Scott Galloway’s consistent observation about technology-driven displacement is that the US innovation economy has proven extraordinarily effective at creating wealth and structurally inadequate at distributing it. The Kiva mobile robotic system that transformed Amazon warehouse operations did not reduce Amazon’s warehouse headcount — Amazon’s warehouse employment grew substantially alongside its robotic deployment. But it fundamentally changed the composition of that workforce: less skilled physical movement, more monitoring, maintenance, and exception handling around robotic systems. The workers best suited to the pre-robotic warehouse had their most relevant skills partially devalued; the workers best suited to the post-robotic warehouse were different people with different training backgrounds. The transition produced more economic value at the aggregate Amazon level and produced disruption at the individual worker level that the headline job-count figure did not capture.

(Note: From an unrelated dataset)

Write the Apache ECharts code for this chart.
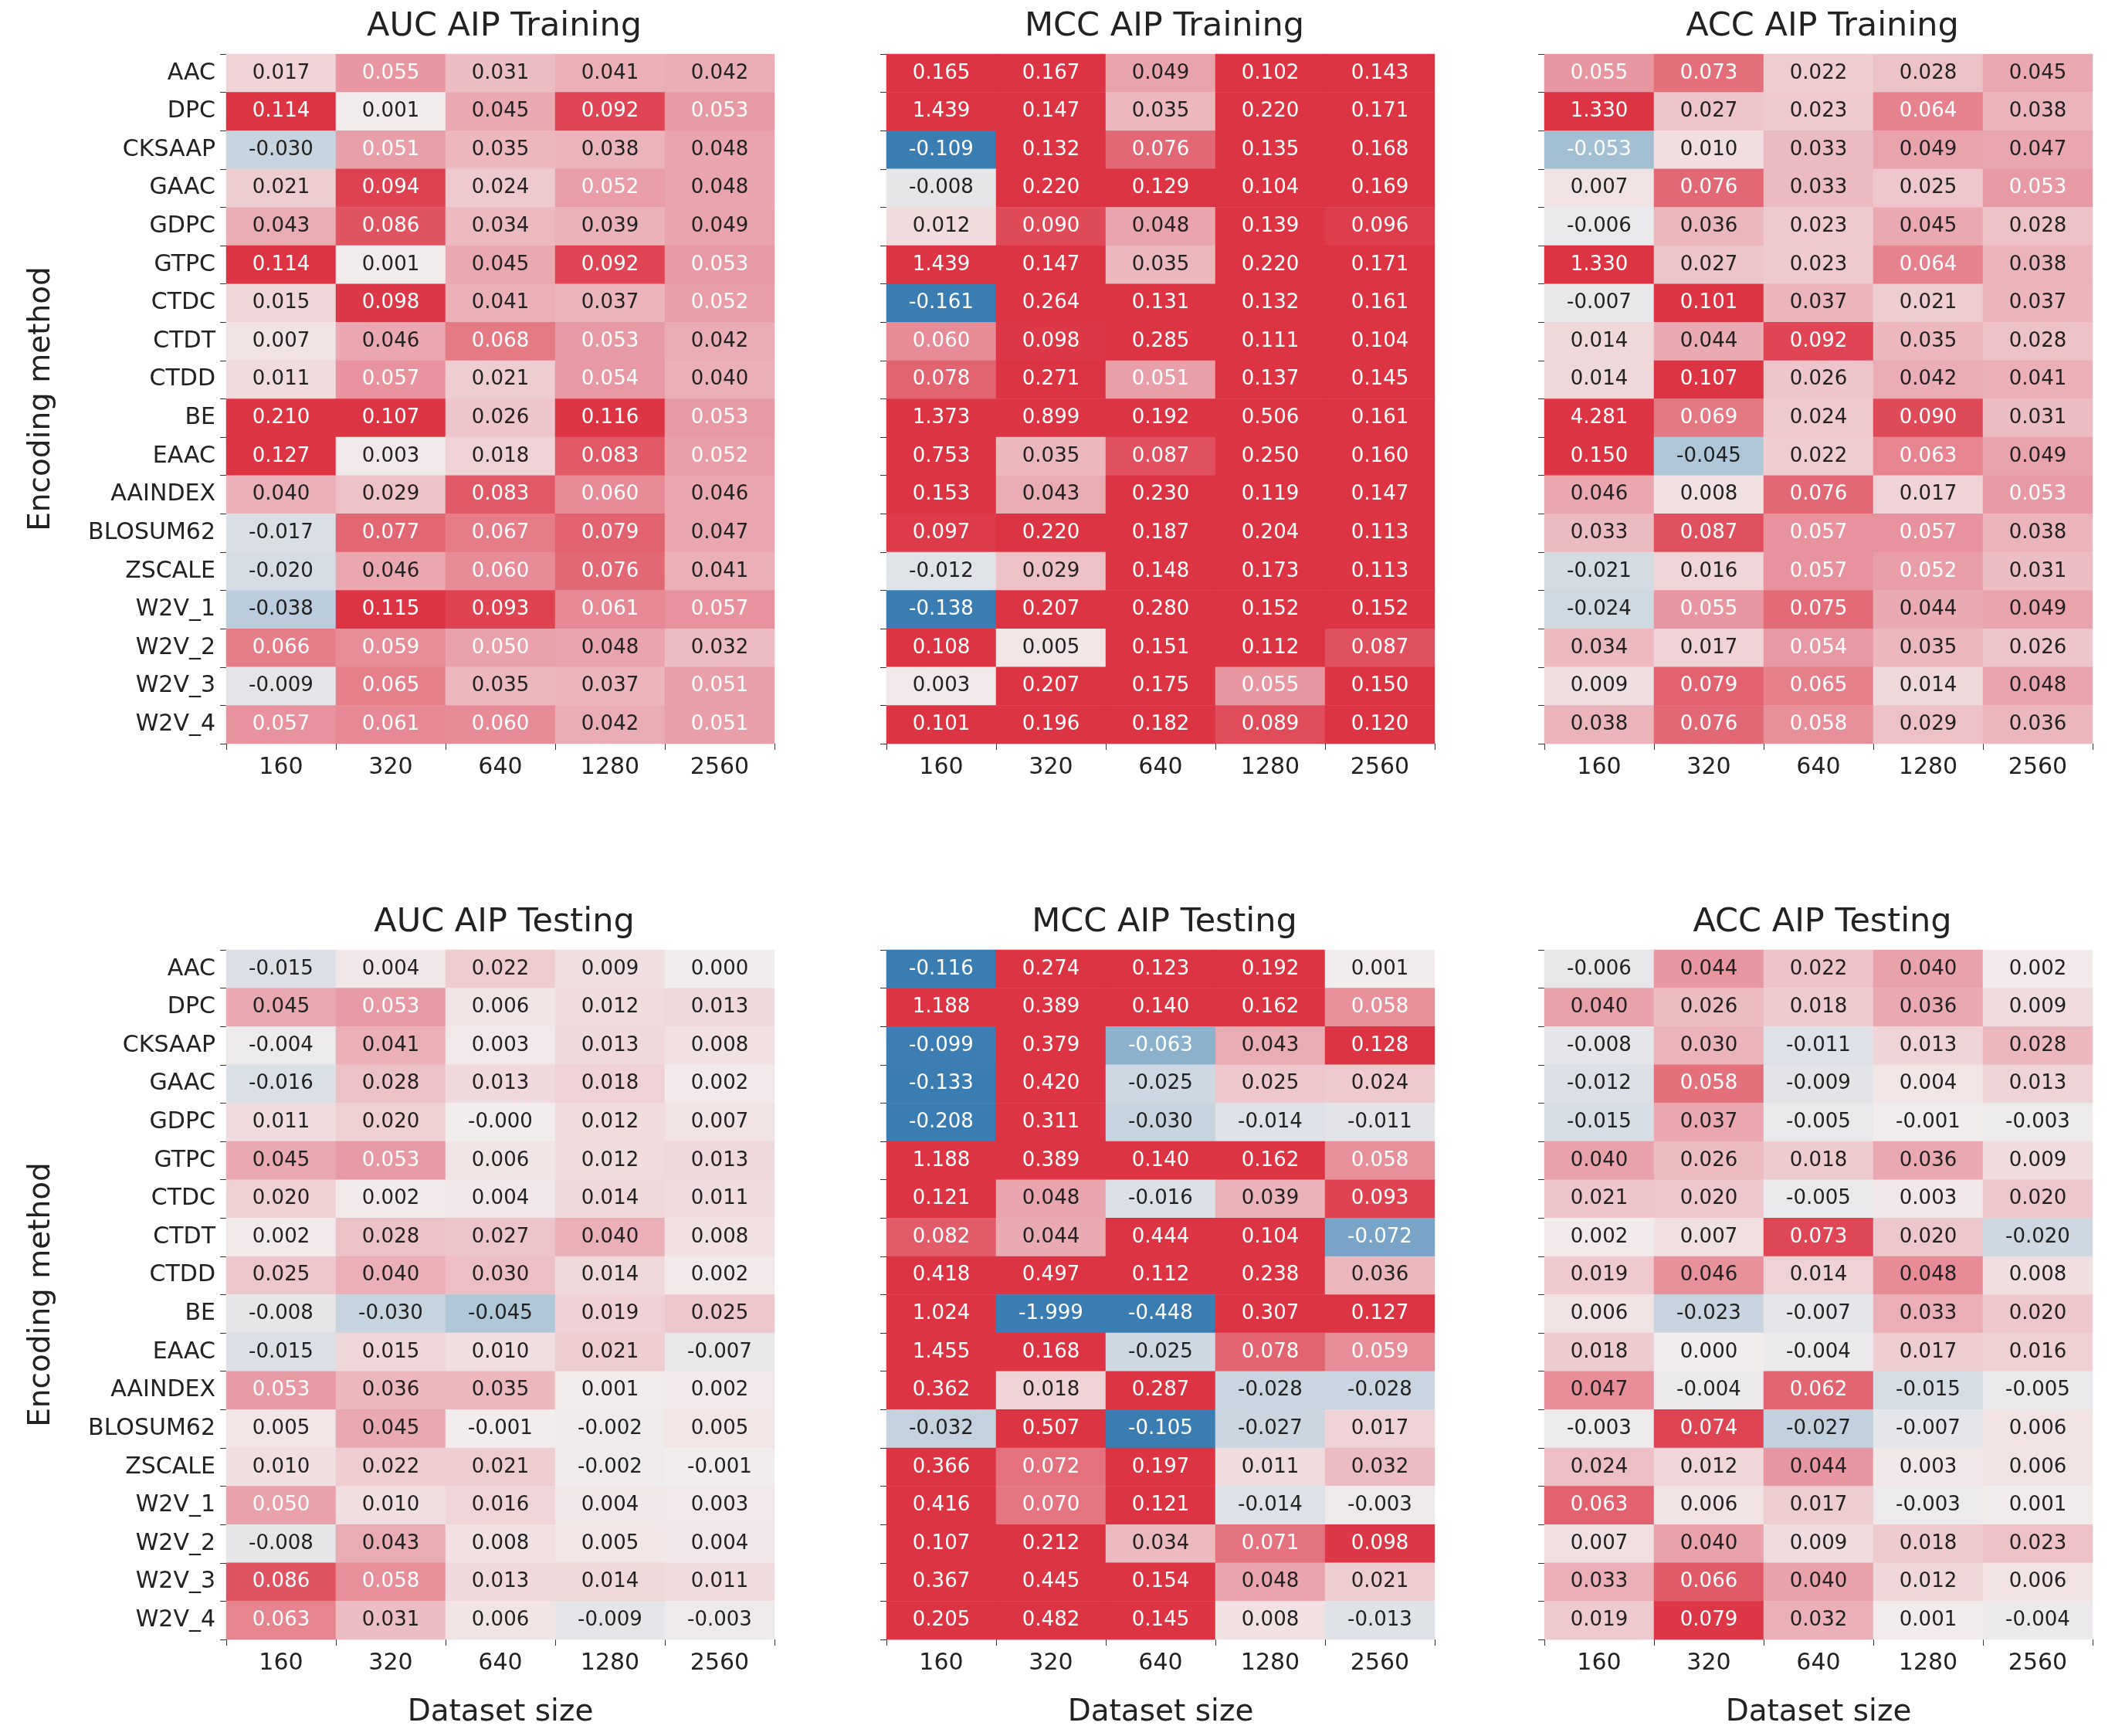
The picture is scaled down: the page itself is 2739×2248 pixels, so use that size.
<!DOCTYPE html>
<html>
<head>
    <meta charset="utf-8">
    <title>AIP heatmaps</title>
    <script src="https://cdn.jsdelivr.net/npm/echarts@6/dist/echarts.min.js"></script>
</head>
<body style="margin:0;background:#fff">
<div id="main" style="width:2739px;height:2248px;"></div>
<script type="text/javascript">
var sizes = ['160', '320', '640', '1280', '2560'];
var methods = ['AAC', 'DPC', 'CKSAAP', 'GAAC', 'GDPC', 'GTPC', 'CTDC', 'CTDT', 'CTDD', 'BE', 'EAAC',
    'AAINDEX', 'BLOSUM62', 'ZSCALE', 'W2V_1', 'W2V_2', 'W2V_3', 'W2V_4'];

var aucTrain = [
    [0.017, 0.055, 0.031, 0.041, 0.042], [0.114, 0.001, 0.045, 0.092, 0.053], [-0.030, 0.051, 0.035, 0.038, 0.048],
    [0.021, 0.094, 0.024, 0.052, 0.048], [0.043, 0.086, 0.034, 0.039, 0.049], [0.114, 0.001, 0.045, 0.092, 0.053],
    [0.015, 0.098, 0.041, 0.037, 0.052], [0.007, 0.046, 0.068, 0.053, 0.042], [0.011, 0.057, 0.021, 0.054, 0.040],
    [0.210, 0.107, 0.026, 0.116, 0.053], [0.127, 0.003, 0.018, 0.083, 0.052], [0.040, 0.029, 0.083, 0.060, 0.046],
    [-0.017, 0.077, 0.067, 0.079, 0.047], [-0.020, 0.046, 0.060, 0.076, 0.041], [-0.038, 0.115, 0.093, 0.061, 0.057],
    [0.066, 0.059, 0.050, 0.048, 0.032], [-0.009, 0.065, 0.035, 0.037, 0.051], [0.057, 0.061, 0.060, 0.042, 0.051]];
var mccTrain = [
    [0.165, 0.167, 0.049, 0.102, 0.143], [1.439, 0.147, 0.035, 0.220, 0.171], [-0.109, 0.132, 0.076, 0.135, 0.168],
    [-0.008, 0.220, 0.129, 0.104, 0.169], [0.012, 0.090, 0.048, 0.139, 0.096], [1.439, 0.147, 0.035, 0.220, 0.171],
    [-0.161, 0.264, 0.131, 0.132, 0.161], [0.060, 0.098, 0.285, 0.111, 0.104], [0.078, 0.271, 0.051, 0.137, 0.145],
    [1.373, 0.899, 0.192, 0.506, 0.161], [0.753, 0.035, 0.087, 0.250, 0.160], [0.153, 0.043, 0.230, 0.119, 0.147],
    [0.097, 0.220, 0.187, 0.204, 0.113], [-0.012, 0.029, 0.148, 0.173, 0.113], [-0.138, 0.207, 0.280, 0.152, 0.152],
    [0.108, 0.005, 0.151, 0.112, 0.087], [0.003, 0.207, 0.175, 0.055, 0.150], [0.101, 0.196, 0.182, 0.089, 0.120]];
var accTrain = [
    [0.055, 0.073, 0.022, 0.028, 0.045], [1.330, 0.027, 0.023, 0.064, 0.038], [-0.053, 0.010, 0.033, 0.049, 0.047],
    [0.007, 0.076, 0.033, 0.025, 0.053], [-0.006, 0.036, 0.023, 0.045, 0.028], [1.330, 0.027, 0.023, 0.064, 0.038],
    [-0.007, 0.101, 0.037, 0.021, 0.037], [0.014, 0.044, 0.092, 0.035, 0.028], [0.014, 0.107, 0.026, 0.042, 0.041],
    [4.281, 0.069, 0.024, 0.090, 0.031], [0.150, -0.045, 0.022, 0.063, 0.049], [0.046, 0.008, 0.076, 0.017, 0.053],
    [0.033, 0.087, 0.057, 0.057, 0.038], [-0.021, 0.016, 0.057, 0.052, 0.031], [-0.024, 0.055, 0.075, 0.044, 0.049],
    [0.034, 0.017, 0.054, 0.035, 0.026], [0.009, 0.079, 0.065, 0.014, 0.048], [0.038, 0.076, 0.058, 0.029, 0.036]];
var aucTest = [
    [-0.015, 0.004, 0.022, 0.009, 0.000], [0.045, 0.053, 0.006, 0.012, 0.013], [-0.004, 0.041, 0.003, 0.013, 0.008],
    [-0.016, 0.028, 0.013, 0.018, 0.002], [0.011, 0.020, -0.0, 0.012, 0.007], [0.045, 0.053, 0.006, 0.012, 0.013],
    [0.020, 0.002, 0.004, 0.014, 0.011], [0.002, 0.028, 0.027, 0.040, 0.008], [0.025, 0.040, 0.030, 0.014, 0.002],
    [-0.008, -0.030, -0.045, 0.019, 0.025], [-0.015, 0.015, 0.010, 0.021, -0.007], [0.053, 0.036, 0.035, 0.001, 0.002],
    [0.005, 0.045, -0.001, -0.002, 0.005], [0.010, 0.022, 0.021, -0.002, -0.001], [0.050, 0.010, 0.016, 0.004, 0.003],
    [-0.008, 0.043, 0.008, 0.005, 0.004], [0.086, 0.058, 0.013, 0.014, 0.011], [0.063, 0.031, 0.006, -0.009, -0.003]];
var mccTest = [
    [-0.116, 0.274, 0.123, 0.192, 0.001], [1.188, 0.389, 0.140, 0.162, 0.058], [-0.099, 0.379, -0.063, 0.043, 0.128],
    [-0.133, 0.420, -0.025, 0.025, 0.024], [-0.208, 0.311, -0.030, -0.014, -0.011], [1.188, 0.389, 0.140, 0.162, 0.058],
    [0.121, 0.048, -0.016, 0.039, 0.093], [0.082, 0.044, 0.444, 0.104, -0.072], [0.418, 0.497, 0.112, 0.238, 0.036],
    [1.024, -1.999, -0.448, 0.307, 0.127], [1.455, 0.168, -0.025, 0.078, 0.059], [0.362, 0.018, 0.287, -0.028, -0.028],
    [-0.032, 0.507, -0.105, -0.027, 0.017], [0.366, 0.072, 0.197, 0.011, 0.032], [0.416, 0.070, 0.121, -0.014, -0.003],
    [0.107, 0.212, 0.034, 0.071, 0.098], [0.367, 0.445, 0.154, 0.048, 0.021], [0.205, 0.482, 0.145, 0.008, -0.013]];
var accTest = [
    [-0.006, 0.044, 0.022, 0.040, 0.002], [0.040, 0.026, 0.018, 0.036, 0.009], [-0.008, 0.030, -0.011, 0.013, 0.028],
    [-0.012, 0.058, -0.009, 0.004, 0.013], [-0.015, 0.037, -0.005, -0.001, -0.003], [0.040, 0.026, 0.018, 0.036, 0.009],
    [0.021, 0.020, -0.005, 0.003, 0.020], [0.002, 0.007, 0.073, 0.020, -0.020], [0.019, 0.046, 0.014, 0.048, 0.008],
    [0.006, -0.023, -0.007, 0.033, 0.020], [0.018, 0.000, -0.004, 0.017, 0.016], [0.047, -0.004, 0.062, -0.015, -0.005],
    [-0.003, 0.074, -0.027, -0.007, 0.006], [0.024, 0.012, 0.044, 0.003, 0.006], [0.063, 0.006, 0.017, -0.003, 0.001],
    [0.007, 0.040, 0.009, 0.018, 0.023], [0.033, 0.066, 0.040, 0.012, 0.006], [0.019, 0.079, 0.032, 0.001, -0.004]];

var panels = [
    {title: 'AUC AIP Training', data: aucTrain, vmax: 0.1},
    {title: 'MCC AIP Training', data: mccTrain, vmax: 0.1},
    {title: 'ACC AIP Training', data: accTrain, vmax: 0.1},
    {title: 'AUC AIP Testing', data: aucTest, vmax: 0.1},
    {title: 'MCC AIP Testing', data: mccTest, vmax: 0.1},
    {title: 'ACC AIP Testing', data: accTest, vmax: 0.08}
];

var lefts = [293, 1148, 2000];
var tops = [70, 1230];
var gw = 710, gh = 893;
var font = 'DejaVu Sans';

function fmt(v) {
    if (v < 0 || Object.is(v, -0)) return '-' + Math.abs(v).toFixed(3);
    return v.toFixed(3);
}

var option = {backgroundColor: '#fff', title: [], grid: [], xAxis: [], yAxis: [], visualMap: [], series: []};

panels.forEach(function (p, i) {
    var col = i % 3, row = Math.floor(i / 3);
    option.title.push({
        text: p.title, left: lefts[col] + gw / 2, top: tops[row] - 62, textAlign: 'center',
        textStyle: {fontFamily: font, fontSize: 43, fontWeight: 'normal', color: '#222'}
    });
    option.grid.push({left: lefts[col], top: tops[row], width: gw, height: gh});
    option.xAxis.push({
        type: 'category', gridIndex: i, data: sizes,
        name: row == 1 ? 'Dataset size' : '', nameLocation: 'middle', nameGap: 75,
        nameTextStyle: {fontFamily: font, fontSize: 39, color: '#222'},
        axisLine: {show: false}, axisTick: {show: true, length: 8, lineStyle: {color: '#333'}},
        axisLabel: {fontFamily: font, fontSize: 30, color: '#222', margin: 16},
        splitLine: {show: false}
    });
    option.yAxis.push({
        type: 'category', gridIndex: i, data: methods, inverse: true,
        name: col == 0 ? 'Encoding method' : '', nameLocation: 'middle', nameGap: 220,
        nameTextStyle: {fontFamily: font, fontSize: 39, color: '#222'},
        axisLine: {show: false}, axisTick: {show: true, length: 8, lineStyle: {color: '#333'}},
        axisLabel: {show: col == 0, fontFamily: font, fontSize: 30, color: '#222', margin: 14},
        splitLine: {show: false}
    });
    var pts = [];
    p.data.forEach(function (r, y) {
        r.forEach(function (v, x) {
            pts.push({
                value: [x, y, v],
                label: {color: Math.abs(v) >= 0.05 ? '#fff' : '#222'}
            });
        });
    });
    option.visualMap.push({
        show: false, seriesIndex: i, dimension: 2, min: -p.vmax, max: p.vmax,
        inRange: {color: ['#3a7db3', '#a9c3d6', '#f2eded', '#e9a1aa', '#dd3444']}
    });
    option.series.push({
        type: 'heatmap', xAxisIndex: i, yAxisIndex: i, data: pts,
        label: {show: true, fontFamily: font, fontSize: 26, formatter: function (d) { return fmt(d.value[2]); }},
        itemStyle: {borderWidth: 0}
    });
});

var chart = echarts.init(document.getElementById('main'));
chart.setOption(option);
</script>
</body>
</html>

Humanoid robots at BMW and Amazon in 2026 are performing tasks that map exactly onto this pattern: physically demanding, repetitive work concentrated in manufacturing and logistics facilities in regions where alternative employment options are limited. The Spartanburg, South Carolina automotive corridor and the network of Amazon fulfillment centres in non-coastal markets are not places where workers displaced by humanoid robots can easily transition to the higher-skill roles that robot maintenance and oversight require. The technology’s commercial success — which is real, if still narrow in scope — will be measured in shareholder returns and corporate margin improvements. The question of whether those gains produce outcomes for the communities where the robots operate is not a technology question. It is a policy question that the industry’s promotional framing consistently presents as secondary, if it is presented at all.